The KKK is on the Rise

In a recent email exchange, I saw Paul Hue's response to news that the KKK is making another comeback. (They seem to do so every 40 years or so.) His statement was, "A tiny group has become slightly less tiny."

I have to say, I'm a member of some "tiny" groups. Growing chapters in 20 states does not fit the definition of "tiny".

From the story linked above:

Today's KKK doesn't have to rally in public places. Instead, they can hide on the Internet and secretly spreading their hate message to a whole new generation and a bigger audience.

They are doing that by getting to a larger audience using streaming video, advertising white power rallies and concerts, even broadcasting a new Klan newscast.

The anti racist group's research found states with growing Klan chapters not just in the south but in Michigan, Ohio, Maryland, Pennsylvania and New Jersey.

Click HERE to read the Anti-Defamation League's full report.

But regardless, the real message is that Klan members, sympathizers and like-minded organizations and individuals could be anywhere. You don't know what the guy in the cubicle down the hall is doing on his off hours...

1 comment:

Paul Hue said...

Yes, Nadir, and perhaps while I'm at work space invaders have stolen all my furnature and replaced it with EXACT REPLICAS! I'm curious to know what you predict is the relative probability of your being assaulted, burgled, or vandalized from:

1. Members of a white supremicist organization.
2. Another black person, or, heck, we can even just make this catagory: all people not belonging to white supremicist groups.

In surveying all the property damage and theft, and physical injuries, committed against black folks, how do these break down into those catagories?

How many black people do you know, Nadir, who have had crimes of property or bodily injury committed against them? What fraction has occured by white supremicits?

Have you ever been beaten by KKKers?

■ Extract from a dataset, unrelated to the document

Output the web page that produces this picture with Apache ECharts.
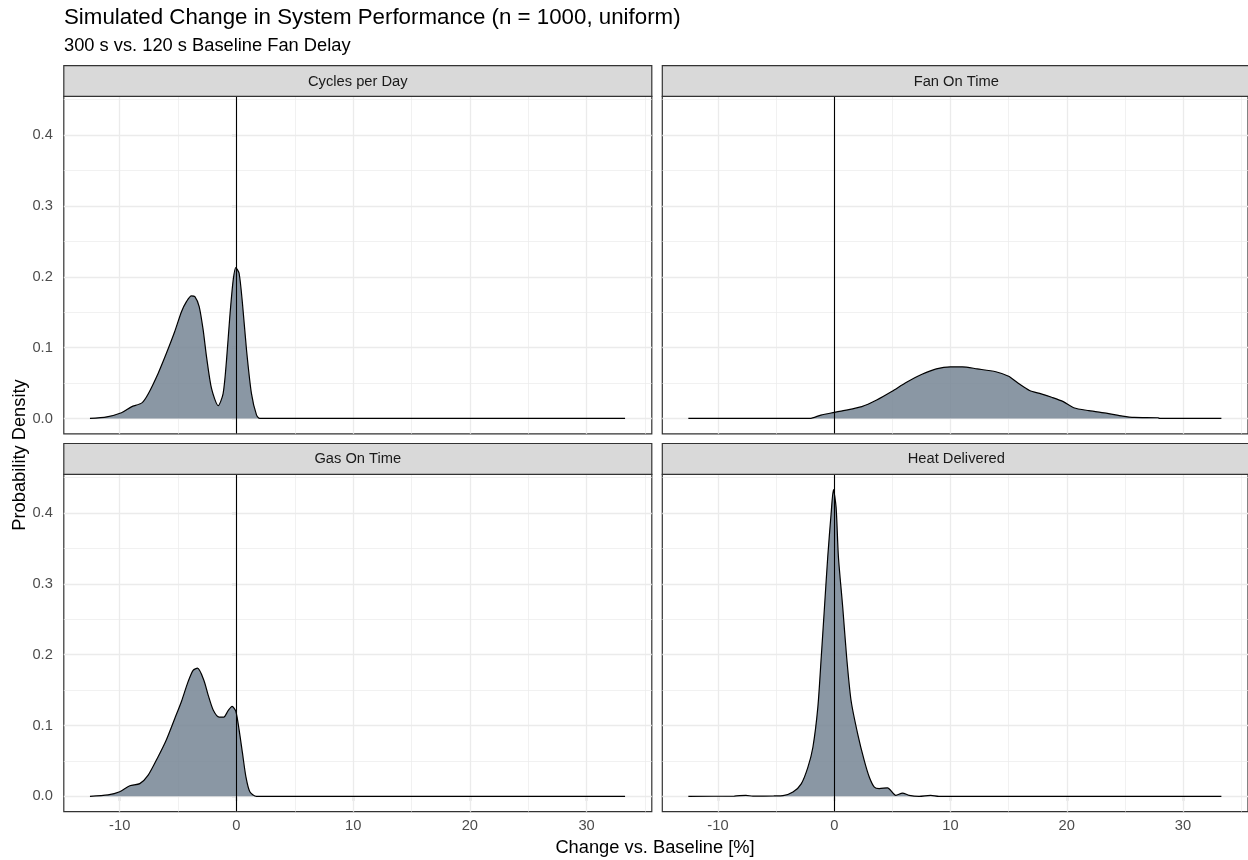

Formaly threatened by them? Suffered vandalism by them? I have, repeatedly, back in the 1970s, for doing EXACTLY WHAT I DO TODAY, EVERY DAY. In the 1970s Austin, Tx, that was a dangerous proposition. Today, it's a no-risk proposition.

I give thanks to those who defeated the Nazis and the KKKers; out of respect for them, I am fighing the next fight, not re-fighting battles that they already won for me.